Well written, as expected. French is one of our best living authors.
Surprising. Original.
I liked but did not love this novel.
The narrator is Toby Hennessy, social media guru for an art gallery.
After confronting burglers (?), Toby is beaten nearly to death. To convalesce from his amnesia, aphasia, headaches, and PTSD he retreats to his Uncle Hugo’s country house to recuperate.
A skull is found by a child in an old Witch Elm. The real mystery starts there.
Much of the book is dialogue between Toby and his childhood best friend / cousins, Susanna and Leon.
This is modern literature.
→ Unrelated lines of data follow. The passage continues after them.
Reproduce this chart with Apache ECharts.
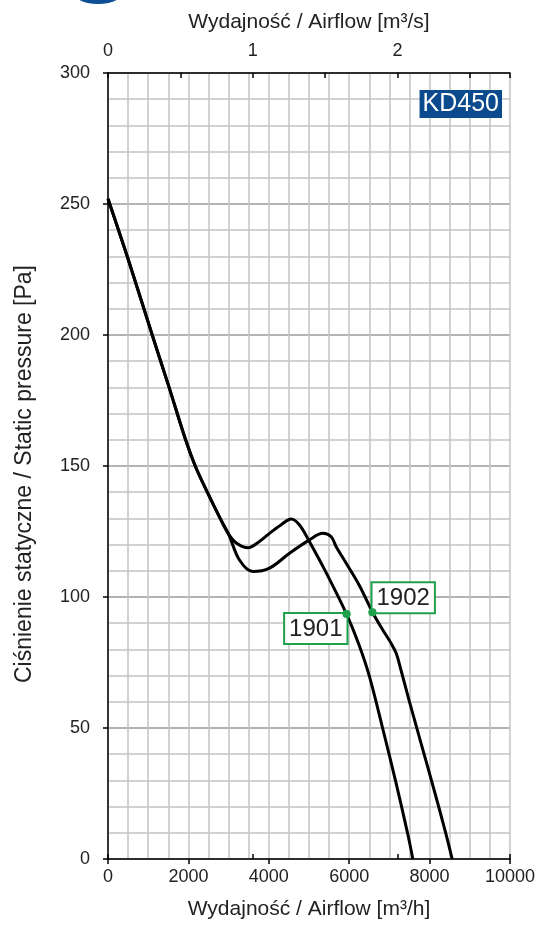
<!DOCTYPE html>
<html>
<head>
<meta charset="utf-8">
<script src="https://cdn.jsdelivr.net/npm/echarts@6/dist/echarts.min.js"></script>
<style>
  html, body { margin: 0; padding: 0; background: #fff; }
  #chart { width: 539px; height: 926px; }
</style>
</head>
<body>
<div id="chart"></div>
<script>
// Fan curves: [airflow m3/h, static pressure Pa]
const curve1901 = [
  [0, 252], [500, 229], [1100, 200], [1520, 180], [1930, 160], [2170, 150],
  [2470, 140], [2790, 130], [3000, 124], [3200, 120.5], [3480, 118.8],
  [3750, 121], [4017, 124.3], [4300, 127.5], [4557, 129.8], [4764, 127.5],
  [5012, 121.1], [5420, 109.5], [5933, 93.5], [6250, 81.5], [6505, 69.6],
  [6830, 50], [7150, 30], [7450, 10], [7583, 0]
];
const curve1902 = [
  [0, 252], [500, 229], [1100, 200], [1520, 180], [1930, 160], [2170, 150],
  [2470, 140], [2790, 130], [3000, 124], [3271, 114.1], [3602, 109.7],
  [4017, 111], [4515, 116.7], [5012, 121.8], [5343, 124.3], [5552, 123],
  [5676, 119.2], [5925, 112.9], [6250, 104.5], [6587, 94], [6836, 87.4],
  [7044, 82.3], [7169, 78.5], [7290, 72], [7500, 60], [7800, 43.5],
  [8100, 27], [8400, 10], [8561, 0]
];
// Rated operating points
const point1901 = [5933, 93.5];
const point1902 = [6580, 94.2];
const pointNames = ['1901', '1902'];
const modelName = 'KD450';

const flowMax = 10000;          // m3/h
const flowStep = 2000;
const pressureMax = 300;        // Pa
const pressureStep = 50;
const flowMaxM3s = flowMax / 3600;

const FONT = '"Liberation Sans", Arial, Helvetica, sans-serif';
const TXT = '#222';
const GREEN = '#1fa04c';
const GRID_LIGHT = '#c4c4c4';
const GRID_DARK = '#9a9a9a';

const chart = echarts.init(document.getElementById('chart'), null, { renderer: 'canvas' });

const labelBox = {
  show: true,
  formatter: '{b}',
  color: TXT,
  fontFamily: FONT,
  fontSize: 24,
  lineHeight: 26,
  backgroundColor: '#fff',
  borderColor: GREEN,
  borderWidth: 2,
  padding: [2, 4, 1, 4]
};

chart.setOption({
  animation: false,
  backgroundColor: '#fff',
  grid: { left: 108, top: 73, right: 29, bottom: 67, containLabel: false },
  xAxis: [
    {
      type: 'value', position: 'bottom', min: 0, max: flowMax, interval: flowStep,
      name: 'Wydajność / Airflow [m³/h]', nameLocation: 'middle', nameGap: 40,
      nameTextStyle: { color: TXT, fontFamily: FONT, fontSize: 21 },
      axisLine: { show: true, onZero: false, lineStyle: { color: '#000', width: 1.5 } },
      axisTick: { show: true, inside: false, length: 5, lineStyle: { color: '#000', width: 1.5 } },
      axisLabel: { color: TXT, fontFamily: FONT, fontSize: 18, margin: 9, formatter: v => String(v) },
      splitLine: { show: true, lineStyle: { color: GRID_LIGHT, width: 1.5 } },
      minorTick: { show: false, splitNumber: 4 },
      minorSplitLine: { show: true, lineStyle: { color: GRID_LIGHT, width: 1.5 } }
    },
    {
      type: 'value', position: 'top', min: 0, max: flowMaxM3s, interval: 0.5,
      name: 'Wydajność / Airflow [m³/s]', nameLocation: 'middle', nameGap: 40,
      nameTextStyle: { color: TXT, fontFamily: FONT, fontSize: 21 },
      axisLine: { show: true, onZero: false, lineStyle: { color: '#000', width: 1.5 } },
      axisTick: { show: true, inside: true, length: 5, lineStyle: { color: '#000', width: 1.5 } },
      axisLabel: {
        color: TXT, fontFamily: FONT, fontSize: 18, margin: 13,
        formatter: v => (Math.abs(v - Math.round(v)) < 1e-6 ? String(Math.round(v)) : '')
      },
      splitLine: { show: false }
    },
    {
      type: 'value', position: 'top', min: 0, max: flowMaxM3s, interval: 1,
      axisLine: { show: false },
      axisTick: { show: true, inside: false, length: 5, lineStyle: { color: '#000', width: 1.5 } },
      axisLabel: { show: false },
      splitLine: { show: false }
    }
  ],
  yAxis: {
    type: 'value', min: 0, max: pressureMax, interval: pressureStep,
    name: 'Ciśnienie statyczne / Static pressure [Pa]', nameLocation: 'middle', nameGap: 72,
    nameRotate: 90,
    nameTextStyle: { color: TXT, fontFamily: FONT, fontSize: 23, padding: [0, 16, 0, 0] },
    axisLine: { show: true, onZero: false, lineStyle: { color: '#000', width: 1.5 } },
    axisTick: { show: true, inside: false, length: 5, lineStyle: { color: '#000', width: 1.5 } },
    axisLabel: { color: TXT, fontFamily: FONT, fontSize: 18, margin: 18 },
    splitLine: { show: true, lineStyle: { color: GRID_DARK, width: 1.5 } },
    minorTick: { show: false, splitNumber: 5 },
    minorSplitLine: { show: true, lineStyle: { color: GRID_LIGHT, width: 1.5 } }
  },
  series: [
    {
      name: '1901', type: 'line', data: curve1901, smooth: 0.35, showSymbol: false,
      lineStyle: { color: '#000', width: 3 }, z: 3
    },
    {
      name: '1902', type: 'line', data: curve1902, smooth: 0.35, showSymbol: false,
      lineStyle: { color: '#000', width: 3 }, z: 3
    },
    // model name boxes anchored at the rated points
    {
      type: 'scatter', symbol: 'circle', symbolSize: 8, z: 5,
      itemStyle: { color: GREEN, opacity: 1 },
      data: [
        {
          name: pointNames[0], value: point1901,
          label: Object.assign({}, labelBox, { position: [4, 4], align: 'right', verticalAlign: 'top' })
        },
        {
          name: pointNames[1], value: point1902,
          label: Object.assign({}, labelBox, { position: [4, 4], align: 'left', verticalAlign: 'bottom' })
        }
      ]
    },
    // rated point markers drawn above the boxes
    {
      type: 'scatter', symbol: 'circle', symbolSize: 8, z: 7,
      itemStyle: { color: GREEN, opacity: 1 },
      data: [
        { name: pointNames[0], value: point1901 },
        { name: pointNames[1], value: point1902 }
      ]
    }
  ],
  graphic: [
    {
      type: 'ellipse', shape: { cx: 98, cy: -8, rx: 25, ry: 12 },
      style: { fill: '#0d4f94' }, silent: true
    },
    {
      type: 'text', right: 37, top: 90, z: 10,
      style: {
        text: modelName, fill: '#fff', fontFamily: FONT, fontSize: 25,
        backgroundColor: '#0b4a8c', padding: [2, 3, 1, 3]
      }
    }
  ]
});
</script>
</body>
</html>
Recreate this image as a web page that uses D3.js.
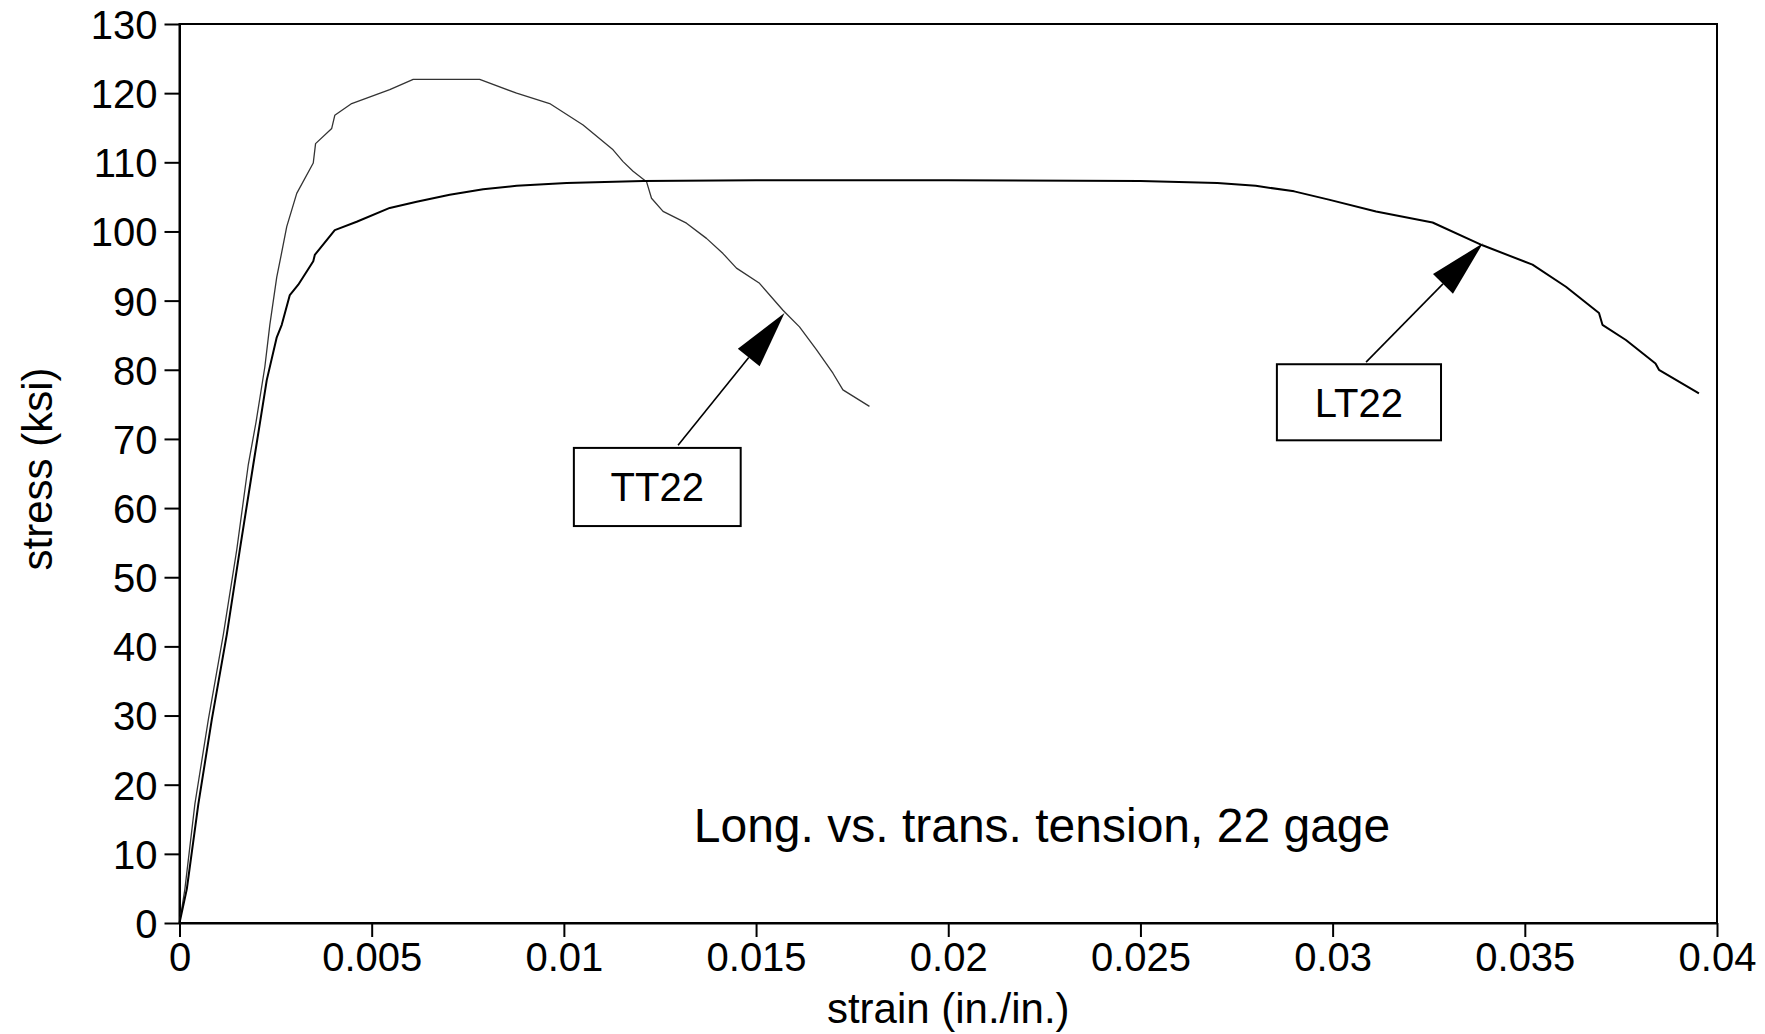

I do recommend the book.
Stephen King’s review:
French has eschewed her popular Dublin Murder Squad series here to write a stand-alone novel, and as often happens, her work — never dull to begin with — has gained a certain lively freshness.
Oh, there are detectives, and they arrive equipped with all the surface bonhomie and dangerous, not to say feral, undertones that we are used to in a French novel.
The only difference here — and it’s a big one — is that when they finish one of their nerve-jangling interviews and exit Ivy House, the Dublin manse where most of “The Witch Elm” is set, we are not privy to their speculations or deductions. …
Is the novel perfect? Nope. …
This is good work by a good writer. For the reader, what luck.